Walter Ghant grew up in north Portland, near the intersection of Williams and Killingsworth. After graduating from Madison High School, Ghant attended Warner Pacific College, and took what he describes as “a 20-year hiatus” away from Portland to pursue graduate school and a career in education. Ghant holds master’s degrees from James Madison University (history) and George Mason University (public administration) and a doctorate in divinity from Howard University, all located in Washington D. C.

Ghant worked in a variety of administrative positions in higher education in the Washington, D. C. area, but told The Skanner he and his wife had been talking about moving back to Oregon for some time.

Now he’s back in Portland to serve as executive director of De La Salle North Catholic High School’s office of community learning, overseeing the school’s 16-year-old corporate work study program (formerly known as the corporate internship program). Ghant arrived in Portland at the end of October to step into his new role.

“This position kind of found me, quite frankly,” Ghant told The Skanner. “Things kind of worked out just magically, or providentially.”

De La Salle North’s program places students with large corporations in the Portland area to work five eight-hour shifts per month.

Ghant said the total budget for the corporate work study program is $2 million. To participate in the program, companies pay $27,295 per year for a team of four students with rotating schedules -- or they can divide their sponsorships to receive one student, or sponsor multiple teams. A full year of work helps compensate for half the cost of that student’s tuition. Sponsors include Providence Health Services, OnPoint Credit Union and Standard Insurance, among others.

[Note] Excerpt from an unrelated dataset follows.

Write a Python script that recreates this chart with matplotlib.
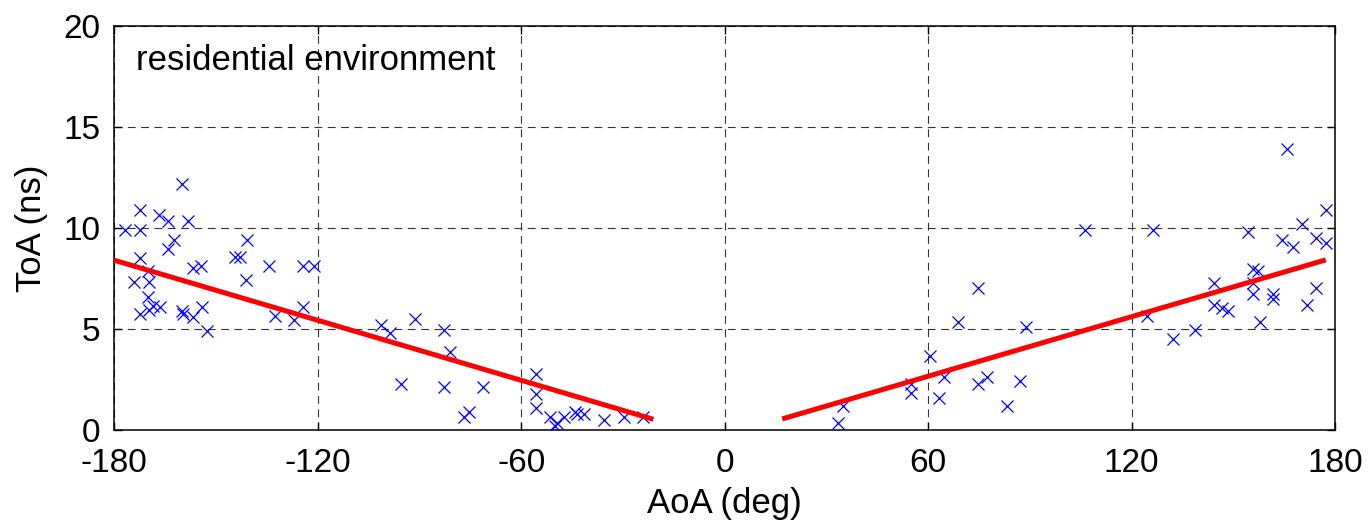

Thirty-five percent of students who participate in the program are Latino, 30 percent are African American and 18 percent are Asian-American, Ghant said.

Ghant and the program’s staff train and orient students on basic job skills and etiquette, as well as “soft skills” – addressing issues that are critical to surviving in a corporate environment, such as punctuality and dress codes.

One of the key requirements of the program is that corporate sponsors provide real work for the students to do – including administrative office work like data entry or interacting with clients – so they learn basic office skills they’ll need later in the workforce. Many have gone on, as adults, to work for the companies where they served as work-study students, he said.

“The stories that they tell are very inspiring,” Ghant told The Skanner. “The confidence of these students is probably the number one thing they’ve watched develop. [It’s inspiring] to hear students say, ‘OK, I belong here,’ in a city that is predominantly White, for students in predominantly White settings, corporate organizations.”

Ghant added that since he stepped into his new role, representatives from sponsoring organizations have spoken glowingly about the students the program has sent them, saying they couldn’t do the work they do without students’ help. It’s common to hear that from nonprofit organizations that rely heavily on young volunteers, he said, but to hear it from large, private-sector employers was really meaningful.